To promote the general convenience in prepaying letters to the United Kingdom at the new rate, postage stamps of the value of 10d. Currency, equal to 8d. sterling, were procured and issued for sale to the public.

Thus part of the recommendation contained in the report for the preceding year was carried out.

In the accounts for the fiscal year we find the following entries:—

1st. Quarter, Rawdon, Wright & Co., Postage Stamps for P. O. Dept.£12.12.6
3rd. Quarter, Rawdon, Wright & Co., Making Stamps42.18.6
4th. Quarter, Rawdon, Wright & Co., Postage Stamps for P. O. Dept.17.13.6

From this it would appear that the bill for engraving ("making") the new 10d. stamp was paid in the third quarter of the fiscal year, corresponding to the last quarter of 1854. According to the table of receipts from manufacturers in the "summary" already quoted,[35] the 10d. stamp was first received by the Post Office Department on Jan. 2, 1855. In Mr. King's "Reference List,"[36] however, the date "Dec. 5, 1854" is given as being "taken from used stamps on the original covers," but this must certainly be a mistake. The "summary" also gives the quantities issued to postmasters by quarters, and there were none issued (naturally) in the quarter ending Dec. 31, 1854. In the next quarter, ending Mar. 31, 1855, there were 16,200 issued to postmasters, so that the first issue probably took place soon after receipt, that is, in January, 1855. The total number received from the manufacturers in this first delivery was 100,080.

The plate for this stamp is stated to have been made up for printing sheets of 100 impressions in ten rows of ten, like the three values of 1851, and also to have had the eight marginal imprints.

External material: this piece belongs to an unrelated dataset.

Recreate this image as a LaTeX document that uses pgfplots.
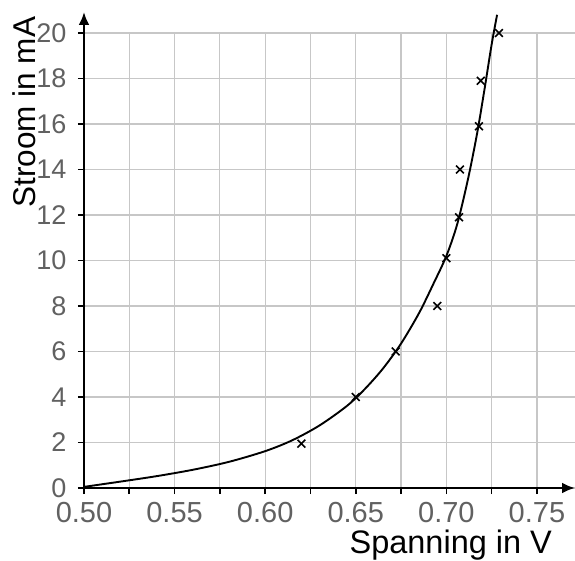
\documentclass[border=0pt]{standalone}
\usepackage{pgfplots}
\pgfplotsset{compat=1.18}
\usepackage{fontspec}
\setmainfont{Liberation Sans}
\usetikzlibrary{arrows.meta}

\begin{document}
\begin{tikzpicture}
\begin{axis}[
  at={(0pt,0pt)}, anchor=south west,
  scale only axis, width=491pt, height=455pt,
  xmin=0.5, xmax=0.771, ymin=0, ymax=20,
  clip=false,
  axis lines=left,
  axis line style={line width=2.6pt, -{Latex[length=13pt,width=11pt]}},
  y axis line style={shorten >=-21pt},
  xtick={0.5,0.55,0.6,0.65,0.7,0.75},
  minor xtick={0.525,0.575,0.625,0.675,0.725},
  ytick={0,2,4,6,8,10,12,14,16,18,20},
  grid=both,
  major grid style={black!22, line width=1.2pt},
  minor grid style={black!22, line width=1.2pt},
  tick align=outside,
  major tick length=6pt, minor tick length=6pt,
  tick style={black, line width=1.6pt},
  ticklabel style={font=\fontsize{27}{27}\selectfont, text=black!62},
  /pgf/number format/assume math mode=true,
  xticklabel style={/pgf/number format/fixed, /pgf/number format/fixed zerofill, /pgf/number format/precision=2, yshift=-5pt, font=\fontsize{29}{29}\selectfont},
  yticklabel style={xshift=-8pt},
  every axis x label/.style={at={(axis description cs:0.747,-0.125)}, anchor=center, font=\fontsize{32.5}{32.5}\selectfont},
  every axis y label/.style={at={(axis description cs:-0.122,0.826)}, anchor=center, rotate=90, font=\fontsize{31.5}{31.5}\selectfont},
  xlabel={Spanning in V},
  ylabel={Stroom in mA},
]
\addplot[black, line width=1.9pt, smooth] coordinates {
  (0.500,0.05) (0.520,0.28) (0.540,0.52) (0.560,0.80) (0.580,1.15)
  (0.600,1.62) (0.615,2.10) (0.630,2.75) (0.645,3.60) (0.655,4.35)
  (0.665,5.25) (0.675,6.35) (0.685,7.70) (0.693,9.00) (0.700,10.2)
  (0.706,11.6) (0.712,13.6) (0.717,15.6) (0.721,17.5) (0.725,19.5)
  (0.728,20.8)
};
\addplot[only marks, mark=x, mark size=5.5pt, mark options={black, line width=1.6pt}] coordinates {
  (0.620,1.95) (0.650,4.0) (0.672,6.0) (0.695,8.0) (0.700,10.1)
  (0.707,11.9) (0.7075,14.0) (0.718,15.9) (0.719,17.9) (0.729,20.0)
};
\end{axis}
\pgfresetboundingbox
\path[use as bounding box] (-84pt,-72pt) rectangle (491pt,488pt);
\end{tikzpicture}
\end{document}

But there are reasons for

thinking it may have been made to print 120 impressions, ten rows of twelve each, concerning which more will be said later. Suffice it to remark here that the number delivered (100,080) is exactly divisible by 120, making 834 full sheets, which is not the case if 100 is used. The normal color of the stamp is a very deep blue.

The design of the new 10d., illustrated as No. 3 on [Plate I], corresponds in general style to the 6d. and 12d. of 1851, but the portrait in the central oval is of Jacques Cartier, the explorer and founder of Canada. There has been some discussion over the identity of the original, it having been claimed that the subject was Sebastian Cabot, the discoverer, just as the portrait on the 6d. stamp has been assigned to Lord Elgin, Governor-General of Canada from 1846 to 1854.[37] Unfortunately no circular announcing the issue of the stamp has come to hand, and, as seen from the quotation already given, the report of the Postmaster General does not give us the information. It is nevertheless a fact that the portrait represents Cartier, the original being a three-quarter length painting in the Hotel de Ville at St. Malo, France, the birthplace of Cartier. The inscriptions in the oval frame are in this case separated by a small picture of the beaver at the right, and three maple leaves at the left. The value is expressed as TEN PENCE, with the numerals "10" in the lower spandrels, followed by the letters "cy" for "currency." In the upper spandrels is the corresponding value in sterling money, expressed as "8d stg". The relation between sterling and currency values and their equivalents in the decimal coinage of the United States was fixed by law, and the matter seems important enough to reproduce the statute here.

16o Vict. Cap. CLVIII.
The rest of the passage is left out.